LA CHAPELLE DE BIRLINGEN
Une petite chapelle d’apparence modeste, au riche passé
HISTORIQUE
La « Curtis de Bürtlingen » est citée dans une charte du Comte
Thiébaud de Ferrette en 1295. Cette cour ou grangia
(1),
située entre Cernay et Steinbach, dépendait de l'Abbaye de Lucelle
(dans le Sundgau). Elle jouissait de privilèges, comme l'exonération
de l'impôt dû à la ville de Cernay, et cultivait de la vigne,
culture répandue autour de Birlingen. Cette « cour » est mentionnée
en 1435 dans un document de l'Abbaye de Murbach sous le nom de
« Curia in Burlingen ».
Au XVIe siècle, la « cour » fut érigée en prieuré
dépendant de l'ordre cistercien de Lucelle et disposant de ses
propres revenus : outre ses vignes, elle recevait de l’argent, de
l’avoine, de l’orge, des poules fournis par les villages alentour.
Deux des prieurs furent Morand Strauss (1600) et Diebolt Kauffmann
(1615).
En 1531, un acte entre l'Abbaye de Lucelle et la communauté de
Steinbach mentionne un « Bildsteckla » (niche contenant une
statuette de la Vierge). En 1581, dans un autre acte, il est demandé
de dire des messes dans la chapelle de Birlingen.

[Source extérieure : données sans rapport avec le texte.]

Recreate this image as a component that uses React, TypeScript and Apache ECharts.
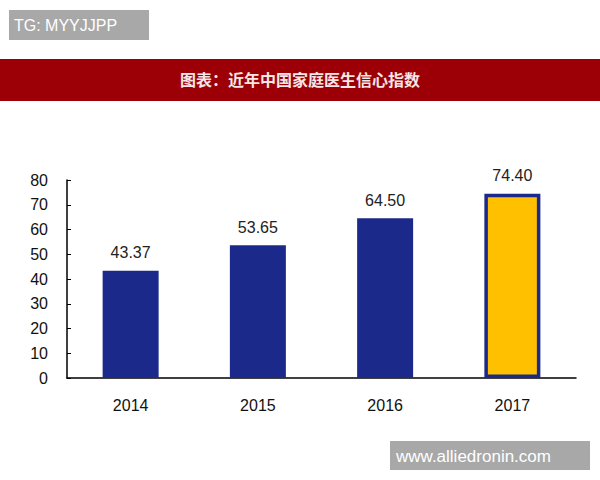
import React, { useEffect, useRef } from "react";
import * as echarts from "echarts";

const categories = ["2014", "2015", "2016", "2017"];
const values = [43.37, 53.65, 64.5, 74.4];
const labelTexts = ["43.37", "53.65", "64.50", "74.40"];
const titleText = "图表：近年中国家庭医生信心指数";

export default function App() {
  const ref = useRef<HTMLDivElement>(null);
  useEffect(() => {
    const chart = echarts.init(ref.current!, null, { renderer: "svg" });
    chart.setOption({
      animation: false,
      backgroundColor: "#ffffff",
      graphic: [
        { type: "rect", shape: { x: 9, y: 10, width: 140, height: 30 }, style: { fill: "#a8a8a8" } },
        { type: "text", x: 14, y: 25, style: { text: "TG: MYYJJPP", fill: "#ffffff", font: "16px 'Liberation Sans', Arial, sans-serif", verticalAlign: "middle" } },
        { type: "rect", shape: { x: 0, y: 59, width: 600, height: 42 }, style: { fill: "#9c0006" } },
        { type: "text", x: 300, y: 79, style: { text: titleText, fill: "#f6e6e6", font: "bold 16px 'Noto Sans CJK SC', sans-serif", align: "center", verticalAlign: "middle" } },
        { type: "rect", shape: { x: 390, y: 441, width: 200, height: 29 }, style: { fill: "#a8a8a8" } },
        { type: "text", x: 396, y: 456, style: { text: "www.alliedronin.com", fill: "#ffffff", font: "17px 'Liberation Sans', Arial, sans-serif", verticalAlign: "middle" } }
      ],
      grid: { left: 67, right: 24, top: 180, bottom: 102 },
      xAxis: {
        type: "category",
        data: categories,
        axisLine: { lineStyle: { color: "#000000", width: 1.5 } },
        axisTick: { inside: true, length: 4, lineStyle: { color: "#000000" } },
        axisLabel: { color: "#111111", fontSize: 16, margin: 19, fontFamily: "'Liberation Sans', Arial, sans-serif" }
      },
      yAxis: {
        type: "value",
        min: 0,
        max: 80,
        interval: 10,
        splitLine: { show: false },
        axisLine: { show: true, lineStyle: { color: "#000000", width: 1.5 } },
        axisTick: { show: true, inside: true, length: 4, lineStyle: { color: "#000000" } },
        axisLabel: { color: "#111111", fontSize: 16, margin: 19, fontFamily: "'Liberation Sans', Arial, sans-serif" }
      },
      series: [
        {
          type: "bar",
          barWidth: 56,
          data: values.map((v, i) =>
            i === values.length - 1
              ? { value: v, itemStyle: { color: "#ffc000", borderColor: "#1b2a8a", borderWidth: 3.5 } }
              : { value: v, itemStyle: { color: "#1b2a8a" } }
          ),
          label: {
            show: true,
            position: "top",
            distance: 10,
            formatter: (p: any) => labelTexts[p.dataIndex],
            color: "#222222",
            fontSize: 16,
            fontFamily: "'Liberation Sans', Arial, sans-serif"
          }
        }
      ]
    });
    return () => chart.dispose();
  }, []);
  return <div ref={ref} style={{ width: 600, height: 480, position: "absolute", left: 0, top: 0 }} />;
}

Un hameau, peuplé en grande partie de vignerons, s’était formé
autour du petit monastère. Du fait des guerres et des invasions
incessantes, ce hameau disparut assez rapidement. Vers 1618, il ne
subsistait qu’une chapelle et deux maisons.
(2)
Le 14 septembre 1606, jour de la fête de l’Exaltation de la
Sainte-Croix, la chapelle rénovée fut bénie par Monseigneur Franz,
évêque auxiliaire de Bâle
(3).
Au XVIIe et XVIIIe siècles, de nombreux
mariages steinbachois, cernéens et thannois y furent célébrés par le
curé attaché au sanctuaire. La chapelle, qui abritait une statue
dite miraculeuse de la Vierge
(4),
était devenue un lieu de pèlerinage d’une certaine renommée. Les
pèlerins venaient honorer Notre-Dame et implorer sa protection pour
eux-mêmes et leurs biens.
Voici un extrait de l’ancienne prière composée en l'honneur de
Notre-Dame du Birlingen : « J'implore pour moi et pour tous ceux
qui viendront vous y rendre leurs hommages votre puissant secours
dans tous nos maux, particulièrement pour qu'il vous plaise de nous
obtenir, comme vous le pouvez, de Jésus votre cher Fils, le pardon
pour tous nos péchés, la grâce que nos âmes soient préservées de la
damnation éternelle et nos biens du feu, de la grêle et du tonnerre. »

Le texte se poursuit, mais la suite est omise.